L’un des plus grands défis de notre époque réside dans notre rapport à l’information. Il s’agit de retrouver l’équilibre entre faire et savoir (Na’assé ve-Nishma), en évitant le piège d’une sur-information qui conduit à la paralysie décisionnelle. Boissière souligne également la nécessité de transformer la colère en bénédiction (Tikkoun), en dépassant le ressentiment qui gangrène nos sociétés et en le canalisant vers une reconstruction positive. Enfin, la cinquième respiration, le sens (Ta’am), nous rappelle une vérité essentielle : le sens n’est pas une possession que l’on détient, mais une quête qui nous dépasse.

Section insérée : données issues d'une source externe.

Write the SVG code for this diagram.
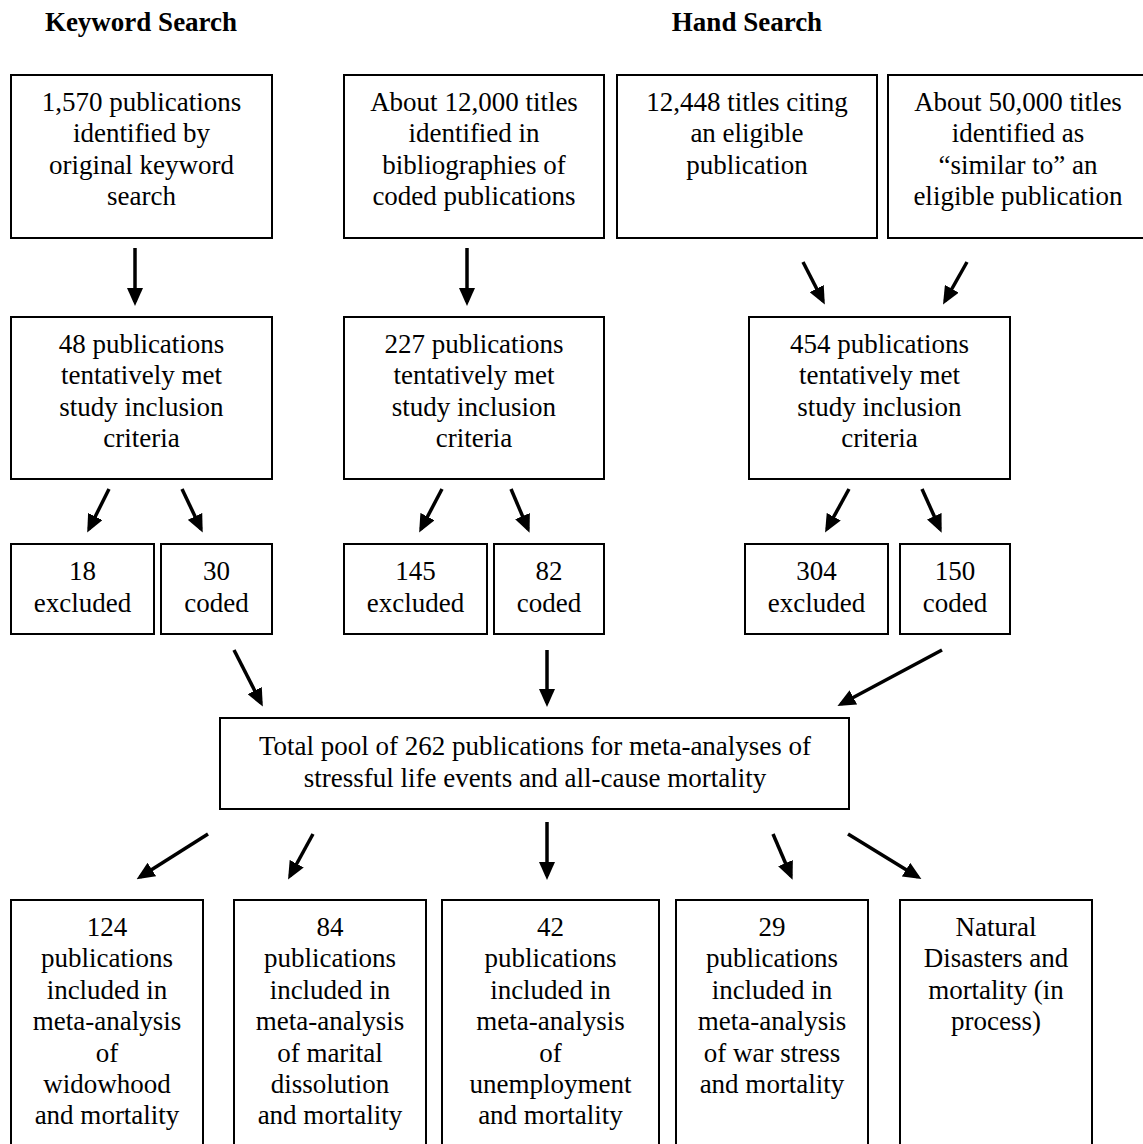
<svg xmlns="http://www.w3.org/2000/svg" width="1143" height="1144" viewBox="0 0 1143 1144">
<style>
.box{fill:#fff;stroke:#000;stroke-width:2}
.lbl{font-size:27px;text-anchor:middle;fill:#000}
.hd{font-size:27px;font-weight:bold;text-anchor:middle;fill:#000}
.c{stroke:#000;stroke-width:3.5;fill:none;marker-end:url(#ah)}
</style>
<defs>
<marker id="ah" markerUnits="userSpaceOnUse" markerWidth="18" markerHeight="16" viewBox="0 0 18 16" refX="14" refY="8" orient="auto">
<path d="M0,0 L18,8 L0,16 z" fill="#000"/>
</marker>
</defs>
<rect width="1143" height="1144" fill="#fff"/>
<g id="headers" font-family="Liberation Serif, serif">
<text class="hd" x="141" y="31">Keyword Search</text>
<text class="hd" x="747" y="31">Hand Search</text>
</g>

<g id="n1" font-family="Liberation Serif, serif"><rect class="box" x="11" y="75" width="261" height="163"/>
<text class="lbl" x="141.5" y="111">1,570 publications</text><text class="lbl" x="141.5" y="142">identified by</text><text class="lbl" x="141.5" y="174">original keyword</text><text class="lbl" x="141.5" y="205">search</text></g>
<g id="n2" font-family="Liberation Serif, serif"><rect class="box" x="344" y="75" width="260" height="163"/>
<text class="lbl" x="474" y="111">About 12,000 titles</text><text class="lbl" x="474" y="142">identified in</text><text class="lbl" x="474" y="174">bibliographies of</text><text class="lbl" x="474" y="205">coded publications</text></g>
<g id="n3" font-family="Liberation Serif, serif"><rect class="box" x="617" y="75" width="260" height="163"/>
<text class="lbl" x="747" y="111">12,448 titles citing</text><text class="lbl" x="747" y="142">an eligible</text><text class="lbl" x="747" y="174">publication</text></g>
<g id="n4" font-family="Liberation Serif, serif"><rect class="box" x="888" y="75" width="262" height="163"/>
<text class="lbl" x="1018" y="111">About 50,000 titles</text><text class="lbl" x="1018" y="142">identified as</text><text class="lbl" x="1018" y="174">“similar to” an</text><text class="lbl" x="1018" y="205">eligible publication</text></g>

<g id="n5" font-family="Liberation Serif, serif"><rect class="box" x="11" y="317" width="261" height="162"/>
<text class="lbl" x="141.5" y="353">48 publications</text><text class="lbl" x="141.5" y="384">tentatively met</text><text class="lbl" x="141.5" y="416">study inclusion</text><text class="lbl" x="141.5" y="447">criteria</text></g>
<g id="n6" font-family="Liberation Serif, serif"><rect class="box" x="344" y="317" width="260" height="162"/>
<text class="lbl" x="474" y="353">227 publications</text><text class="lbl" x="474" y="384">tentatively met</text><text class="lbl" x="474" y="416">study inclusion</text><text class="lbl" x="474" y="447">criteria</text></g>
<g id="n7" font-family="Liberation Serif, serif"><rect class="box" x="749" y="317" width="261" height="162"/>
<text class="lbl" x="879.5" y="353">454 publications</text><text class="lbl" x="879.5" y="384">tentatively met</text><text class="lbl" x="879.5" y="416">study inclusion</text><text class="lbl" x="879.5" y="447">criteria</text></g>

<g id="n8" font-family="Liberation Serif, serif"><rect class="box" x="11" y="544" width="143" height="90"/>
<text class="lbl" x="82.5" y="580">18</text><text class="lbl" x="82.5" y="612">excluded</text></g>
<g id="n9" font-family="Liberation Serif, serif"><rect class="box" x="161" y="544" width="111" height="90"/>
<text class="lbl" x="216.5" y="580">30</text><text class="lbl" x="216.5" y="612">coded</text></g>
<g id="n10" font-family="Liberation Serif, serif"><rect class="box" x="344" y="544" width="143" height="90"/>
<text class="lbl" x="415.5" y="580">145</text><text class="lbl" x="415.5" y="612">excluded</text></g>
<g id="n11" font-family="Liberation Serif, serif"><rect class="box" x="494" y="544" width="110" height="90"/>
<text class="lbl" x="549" y="580">82</text><text class="lbl" x="549" y="612">coded</text></g>
<g id="n12" font-family="Liberation Serif, serif"><rect class="box" x="745" y="544" width="143" height="90"/>
<text class="lbl" x="816.5" y="580">304</text><text class="lbl" x="816.5" y="612">excluded</text></g>
<g id="n13" font-family="Liberation Serif, serif"><rect class="box" x="900" y="544" width="110" height="90"/>
<text class="lbl" x="955" y="580">150</text><text class="lbl" x="955" y="612">coded</text></g>

<g id="n14" font-family="Liberation Serif, serif"><rect class="box" x="220" y="718" width="629" height="91"/>
<text class="lbl" x="535" y="755">Total pool of 262 publications for meta-analyses of</text><text class="lbl" x="535" y="787">stressful life events and all-cause mortality</text></g>

<g id="n15" font-family="Liberation Serif, serif"><rect class="box" x="11" y="900" width="192" height="260"/>
<text class="lbl" x="107" y="936">124</text><text class="lbl" x="107" y="967">publications</text><text class="lbl" x="107" y="999">included in</text><text class="lbl" x="107" y="1030">meta-analysis</text><text class="lbl" x="107" y="1062">of</text><text class="lbl" x="107" y="1093">widowhood</text><text class="lbl" x="107" y="1124">and mortality</text></g>
<g id="n16" font-family="Liberation Serif, serif"><rect class="box" x="234" y="900" width="192" height="260"/>
<text class="lbl" x="330" y="936">84</text><text class="lbl" x="330" y="967">publications</text><text class="lbl" x="330" y="999">included in</text><text class="lbl" x="330" y="1030">meta-analysis</text><text class="lbl" x="330" y="1062">of marital</text><text class="lbl" x="330" y="1093">dissolution</text><text class="lbl" x="330" y="1124">and mortality</text></g>
<g id="n17" font-family="Liberation Serif, serif"><rect class="box" x="442" y="900" width="217" height="260"/>
<text class="lbl" x="550.5" y="936">42</text><text class="lbl" x="550.5" y="967">publications</text><text class="lbl" x="550.5" y="999">included in</text><text class="lbl" x="550.5" y="1030">meta-analysis</text><text class="lbl" x="550.5" y="1062">of</text><text class="lbl" x="550.5" y="1093">unemployment</text><text class="lbl" x="550.5" y="1124">and mortality</text></g>
<g id="n18" font-family="Liberation Serif, serif"><rect class="box" x="676" y="900" width="192" height="260"/>
<text class="lbl" x="772" y="936">29</text><text class="lbl" x="772" y="967">publications</text><text class="lbl" x="772" y="999">included in</text><text class="lbl" x="772" y="1030">meta-analysis</text><text class="lbl" x="772" y="1062">of war stress</text><text class="lbl" x="772" y="1093">and mortality</text></g>
<g id="n19" font-family="Liberation Serif, serif"><rect class="box" x="900" y="900" width="192" height="260"/>
<text class="lbl" x="996" y="936">Natural</text><text class="lbl" x="996" y="967">Disasters and</text><text class="lbl" x="996" y="999">mortality (in</text><text class="lbl" x="996" y="1030">process)</text></g>

<g id="connectors">
<line class="c" x1="135" y1="248" x2="135" y2="302"/>
<line class="c" x1="467" y1="248" x2="467" y2="302"/>
<line class="c" x1="803" y1="262" x2="823" y2="301"/>
<line class="c" x1="967" y1="262" x2="945" y2="301"/>
<line class="c" x1="109" y1="489" x2="89" y2="529"/>
<line class="c" x1="182" y1="489" x2="201" y2="529"/>
<line class="c" x1="442" y1="489" x2="421" y2="529"/>
<line class="c" x1="511" y1="489" x2="528" y2="529"/>
<line class="c" x1="849" y1="489" x2="827" y2="529"/>
<line class="c" x1="922" y1="489" x2="940" y2="529"/>
<line class="c" x1="234" y1="650" x2="261" y2="703"/>
<line class="c" x1="547" y1="650" x2="547" y2="703"/>
<line class="c" x1="942" y1="650" x2="841" y2="704"/>
<line class="c" x1="208" y1="834" x2="140" y2="877"/>
<line class="c" x1="313" y1="834" x2="290" y2="876"/>
<line class="c" x1="547" y1="822" x2="547" y2="876"/>
<line class="c" x1="773" y1="834" x2="791" y2="876"/>
<line class="c" x1="848" y1="834" x2="918" y2="877"/>
</g>
</svg>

Dans Le Devoir d’Espérance, Yann Boissière ne se contente pas de dresser un constat alarmant d’un monde en crise. Il nous invite à ralentir, à cesser de courir, à regarder, à méditer, à nous relier et à aimer. Il nous rappelle que la spiritualité est notre véritable horizon, le seul capable de nous faire tenir debout face aux bouleversements de notre époque. Loin d’être une simple posture intellectuelle, cette démarche est un acte de résistance. Face à la surabondance d’informations, à l’épuisement du projet moderne et à la négation du temps, espérer devient un devoir. Un devoir non naïf, mais lucide, qui redonne à l’individu sa capacité d’agir et de penser un monde en quête de sens.